Consider the listing below. Extract exactly the lines from the line containing "Recreate this image" to the line containing "const SKY = '#8ECFE6';", both included.

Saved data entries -
<<<<
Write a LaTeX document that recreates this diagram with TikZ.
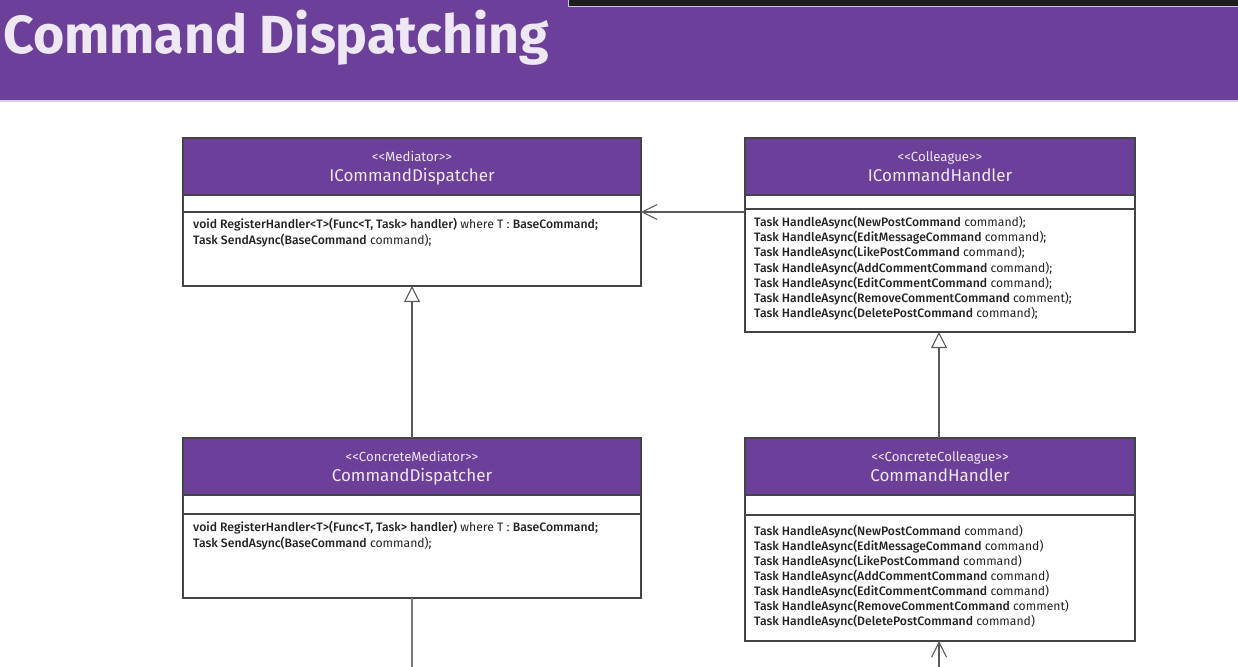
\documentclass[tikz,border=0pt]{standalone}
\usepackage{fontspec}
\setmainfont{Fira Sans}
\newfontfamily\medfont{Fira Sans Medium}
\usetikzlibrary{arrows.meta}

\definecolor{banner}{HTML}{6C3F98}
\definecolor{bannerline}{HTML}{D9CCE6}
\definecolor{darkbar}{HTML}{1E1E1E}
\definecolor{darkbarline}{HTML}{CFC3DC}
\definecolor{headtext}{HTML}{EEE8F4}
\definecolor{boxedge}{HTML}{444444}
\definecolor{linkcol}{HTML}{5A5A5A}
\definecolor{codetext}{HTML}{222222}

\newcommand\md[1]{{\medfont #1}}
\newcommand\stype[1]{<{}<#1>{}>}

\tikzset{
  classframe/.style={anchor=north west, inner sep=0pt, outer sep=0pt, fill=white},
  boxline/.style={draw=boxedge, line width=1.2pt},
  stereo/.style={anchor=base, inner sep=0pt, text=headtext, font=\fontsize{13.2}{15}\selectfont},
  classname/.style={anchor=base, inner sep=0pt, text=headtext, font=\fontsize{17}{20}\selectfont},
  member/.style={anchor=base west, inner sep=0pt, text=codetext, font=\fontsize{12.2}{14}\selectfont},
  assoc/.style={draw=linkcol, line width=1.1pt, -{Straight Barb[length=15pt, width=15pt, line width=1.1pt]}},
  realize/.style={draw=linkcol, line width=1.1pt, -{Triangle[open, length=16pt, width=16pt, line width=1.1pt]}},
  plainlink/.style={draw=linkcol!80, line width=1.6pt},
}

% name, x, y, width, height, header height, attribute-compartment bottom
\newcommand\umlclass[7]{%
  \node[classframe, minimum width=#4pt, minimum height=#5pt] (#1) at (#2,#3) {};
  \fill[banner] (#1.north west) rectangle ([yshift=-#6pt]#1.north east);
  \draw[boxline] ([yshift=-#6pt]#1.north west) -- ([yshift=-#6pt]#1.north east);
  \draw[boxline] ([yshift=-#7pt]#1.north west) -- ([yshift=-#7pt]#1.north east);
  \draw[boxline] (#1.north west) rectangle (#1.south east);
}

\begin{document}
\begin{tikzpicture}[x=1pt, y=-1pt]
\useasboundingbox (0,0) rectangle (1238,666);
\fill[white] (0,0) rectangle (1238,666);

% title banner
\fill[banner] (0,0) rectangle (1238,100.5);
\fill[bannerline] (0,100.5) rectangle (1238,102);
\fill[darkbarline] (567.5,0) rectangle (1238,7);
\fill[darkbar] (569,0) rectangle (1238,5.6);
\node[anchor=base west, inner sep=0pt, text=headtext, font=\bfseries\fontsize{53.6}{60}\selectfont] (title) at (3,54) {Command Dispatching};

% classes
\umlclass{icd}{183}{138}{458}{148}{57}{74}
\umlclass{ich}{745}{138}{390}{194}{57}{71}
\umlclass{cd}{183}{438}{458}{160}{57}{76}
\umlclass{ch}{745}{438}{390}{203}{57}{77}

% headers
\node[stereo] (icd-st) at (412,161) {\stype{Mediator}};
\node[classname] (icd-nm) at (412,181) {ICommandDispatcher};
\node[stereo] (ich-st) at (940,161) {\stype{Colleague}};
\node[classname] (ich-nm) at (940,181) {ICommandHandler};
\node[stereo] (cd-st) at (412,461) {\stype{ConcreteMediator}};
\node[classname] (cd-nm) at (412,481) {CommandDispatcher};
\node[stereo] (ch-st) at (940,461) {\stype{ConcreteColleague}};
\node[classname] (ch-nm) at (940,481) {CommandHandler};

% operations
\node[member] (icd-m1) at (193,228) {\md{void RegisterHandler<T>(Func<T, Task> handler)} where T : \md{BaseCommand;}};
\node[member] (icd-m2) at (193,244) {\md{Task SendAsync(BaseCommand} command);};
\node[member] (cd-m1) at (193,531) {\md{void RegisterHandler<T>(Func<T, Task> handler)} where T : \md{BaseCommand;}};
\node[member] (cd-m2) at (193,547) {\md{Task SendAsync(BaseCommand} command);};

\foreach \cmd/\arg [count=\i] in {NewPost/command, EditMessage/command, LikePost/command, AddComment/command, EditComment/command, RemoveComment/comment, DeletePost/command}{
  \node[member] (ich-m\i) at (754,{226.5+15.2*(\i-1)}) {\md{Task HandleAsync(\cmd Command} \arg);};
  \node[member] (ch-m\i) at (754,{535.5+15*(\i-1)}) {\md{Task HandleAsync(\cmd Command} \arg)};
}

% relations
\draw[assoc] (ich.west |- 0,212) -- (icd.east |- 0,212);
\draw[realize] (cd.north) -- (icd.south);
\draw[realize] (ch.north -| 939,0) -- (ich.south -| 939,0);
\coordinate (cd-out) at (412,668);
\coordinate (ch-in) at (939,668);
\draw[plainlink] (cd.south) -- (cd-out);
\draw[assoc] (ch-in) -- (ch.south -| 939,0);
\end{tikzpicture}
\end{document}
>>>>
<<<<
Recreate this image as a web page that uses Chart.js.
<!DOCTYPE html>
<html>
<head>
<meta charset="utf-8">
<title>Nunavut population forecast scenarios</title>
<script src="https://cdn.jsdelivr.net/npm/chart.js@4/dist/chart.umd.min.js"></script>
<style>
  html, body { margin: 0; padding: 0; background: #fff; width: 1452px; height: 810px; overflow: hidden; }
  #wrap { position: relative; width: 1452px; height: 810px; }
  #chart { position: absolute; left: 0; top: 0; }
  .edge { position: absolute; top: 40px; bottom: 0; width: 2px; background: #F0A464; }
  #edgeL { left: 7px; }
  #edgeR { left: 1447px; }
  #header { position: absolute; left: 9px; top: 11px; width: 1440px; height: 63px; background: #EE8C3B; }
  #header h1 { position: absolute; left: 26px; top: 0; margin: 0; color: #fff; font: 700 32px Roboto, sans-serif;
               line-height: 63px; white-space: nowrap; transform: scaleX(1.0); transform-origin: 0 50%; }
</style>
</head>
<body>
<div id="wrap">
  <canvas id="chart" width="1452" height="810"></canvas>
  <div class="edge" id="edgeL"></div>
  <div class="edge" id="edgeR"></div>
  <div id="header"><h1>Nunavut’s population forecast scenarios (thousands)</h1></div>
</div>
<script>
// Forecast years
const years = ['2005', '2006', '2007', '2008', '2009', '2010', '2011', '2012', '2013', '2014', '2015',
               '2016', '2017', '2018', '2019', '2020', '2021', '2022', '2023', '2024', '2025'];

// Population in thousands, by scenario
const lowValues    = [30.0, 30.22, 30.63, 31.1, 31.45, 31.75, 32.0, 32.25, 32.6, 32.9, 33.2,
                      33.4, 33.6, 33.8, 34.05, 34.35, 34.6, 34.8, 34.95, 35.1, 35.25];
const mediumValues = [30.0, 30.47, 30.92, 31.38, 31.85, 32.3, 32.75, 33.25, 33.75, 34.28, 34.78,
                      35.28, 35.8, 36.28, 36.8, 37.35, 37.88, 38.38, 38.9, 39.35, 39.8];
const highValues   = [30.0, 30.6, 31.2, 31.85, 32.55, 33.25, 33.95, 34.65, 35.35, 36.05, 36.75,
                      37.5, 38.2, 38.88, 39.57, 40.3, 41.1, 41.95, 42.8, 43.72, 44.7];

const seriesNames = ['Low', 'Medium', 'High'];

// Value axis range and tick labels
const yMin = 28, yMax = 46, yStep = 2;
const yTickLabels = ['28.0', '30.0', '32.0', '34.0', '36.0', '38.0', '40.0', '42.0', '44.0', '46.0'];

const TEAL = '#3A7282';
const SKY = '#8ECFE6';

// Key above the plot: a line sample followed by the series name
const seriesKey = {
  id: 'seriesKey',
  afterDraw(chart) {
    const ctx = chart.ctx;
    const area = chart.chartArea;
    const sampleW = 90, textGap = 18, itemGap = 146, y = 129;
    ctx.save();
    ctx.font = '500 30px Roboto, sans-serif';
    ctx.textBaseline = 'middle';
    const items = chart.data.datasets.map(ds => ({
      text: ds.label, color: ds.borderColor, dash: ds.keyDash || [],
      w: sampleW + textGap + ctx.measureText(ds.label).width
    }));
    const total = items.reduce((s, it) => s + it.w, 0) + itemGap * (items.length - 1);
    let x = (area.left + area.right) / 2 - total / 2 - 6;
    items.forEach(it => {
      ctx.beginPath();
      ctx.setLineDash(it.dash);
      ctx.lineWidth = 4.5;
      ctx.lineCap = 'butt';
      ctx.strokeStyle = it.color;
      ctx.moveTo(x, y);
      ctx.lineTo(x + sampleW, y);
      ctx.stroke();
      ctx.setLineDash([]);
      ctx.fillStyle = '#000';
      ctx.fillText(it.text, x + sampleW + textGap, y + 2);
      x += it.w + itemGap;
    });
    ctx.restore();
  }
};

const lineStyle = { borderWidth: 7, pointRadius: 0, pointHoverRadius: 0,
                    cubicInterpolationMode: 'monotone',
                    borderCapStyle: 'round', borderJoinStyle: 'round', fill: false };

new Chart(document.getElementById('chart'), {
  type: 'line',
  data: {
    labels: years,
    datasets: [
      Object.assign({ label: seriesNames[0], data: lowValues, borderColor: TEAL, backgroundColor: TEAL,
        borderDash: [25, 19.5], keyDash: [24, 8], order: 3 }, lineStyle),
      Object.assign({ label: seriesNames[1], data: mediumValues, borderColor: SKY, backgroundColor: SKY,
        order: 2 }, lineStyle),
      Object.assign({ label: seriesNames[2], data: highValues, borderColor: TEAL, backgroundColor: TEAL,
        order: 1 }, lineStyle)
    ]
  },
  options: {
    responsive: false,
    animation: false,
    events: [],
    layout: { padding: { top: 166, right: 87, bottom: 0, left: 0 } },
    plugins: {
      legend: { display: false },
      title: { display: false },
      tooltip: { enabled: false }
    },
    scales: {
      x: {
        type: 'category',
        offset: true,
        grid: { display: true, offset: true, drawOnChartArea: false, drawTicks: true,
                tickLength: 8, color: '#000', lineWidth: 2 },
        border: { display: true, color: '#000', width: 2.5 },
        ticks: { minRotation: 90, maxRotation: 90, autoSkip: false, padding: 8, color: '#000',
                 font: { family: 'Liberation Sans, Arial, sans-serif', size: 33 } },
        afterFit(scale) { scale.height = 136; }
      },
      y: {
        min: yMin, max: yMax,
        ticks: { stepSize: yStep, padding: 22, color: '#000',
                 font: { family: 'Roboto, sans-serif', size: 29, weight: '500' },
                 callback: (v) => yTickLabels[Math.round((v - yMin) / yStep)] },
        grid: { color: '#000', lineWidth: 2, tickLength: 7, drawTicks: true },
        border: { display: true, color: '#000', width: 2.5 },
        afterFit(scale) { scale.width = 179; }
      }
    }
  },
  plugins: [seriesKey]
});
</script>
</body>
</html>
>>>>
EXERCISE RESULT -
Recreate this image as a web page that uses Chart.js.
<!DOCTYPE html>
<html>
<head>
<meta charset="utf-8">
<title>Nunavut population forecast scenarios</title>
<script src="https://cdn.jsdelivr.net/npm/chart.js@4/dist/chart.umd.min.js"></script>
<style>
  html, body { margin: 0; padding: 0; background: #fff; width: 1452px; height: 810px; overflow: hidden; }
  #wrap { position: relative; width: 1452px; height: 810px; }
  #chart { position: absolute; left: 0; top: 0; }
  .edge { position: absolute; top: 40px; bottom: 0; width: 2px; background: #F0A464; }
  #edgeL { left: 7px; }
  #edgeR { left: 1447px; }
  #header { position: absolute; left: 9px; top: 11px; width: 1440px; height: 63px; background: #EE8C3B; }
  #header h1 { position: absolute; left: 26px; top: 0; margin: 0; color: #fff; font: 700 32px Roboto, sans-serif;
               line-height: 63px; white-space: nowrap; transform: scaleX(1.0); transform-origin: 0 50%; }
</style>
</head>
<body>
<div id="wrap">
  <canvas id="chart" width="1452" height="810"></canvas>
  <div class="edge" id="edgeL"></div>
  <div class="edge" id="edgeR"></div>
  <div id="header"><h1>Nunavut’s population forecast scenarios (thousands)</h1></div>
</div>
<script>
// Forecast years
const years = ['2005', '2006', '2007', '2008', '2009', '2010', '2011', '2012', '2013', '2014', '2015',
               '2016', '2017', '2018', '2019', '2020', '2021', '2022', '2023', '2024', '2025'];

// Population in thousands, by scenario
const lowValues    = [30.0, 30.22, 30.63, 31.1, 31.45, 31.75, 32.0, 32.25, 32.6, 32.9, 33.2,
                      33.4, 33.6, 33.8, 34.05, 34.35, 34.6, 34.8, 34.95, 35.1, 35.25];
const mediumValues = [30.0, 30.47, 30.92, 31.38, 31.85, 32.3, 32.75, 33.25, 33.75, 34.28, 34.78,
                      35.28, 35.8, 36.28, 36.8, 37.35, 37.88, 38.38, 38.9, 39.35, 39.8];
const highValues   = [30.0, 30.6, 31.2, 31.85, 32.55, 33.25, 33.95, 34.65, 35.35, 36.05, 36.75,
                      37.5, 38.2, 38.88, 39.57, 40.3, 41.1, 41.95, 42.8, 43.72, 44.7];

const seriesNames = ['Low', 'Medium', 'High'];

// Value axis range and tick labels
const yMin = 28, yMax = 46, yStep = 2;
const yTickLabels = ['28.0', '30.0', '32.0', '34.0', '36.0', '38.0', '40.0', '42.0', '44.0', '46.0'];

const TEAL = '#3A7282';
const SKY = '#8ECFE6';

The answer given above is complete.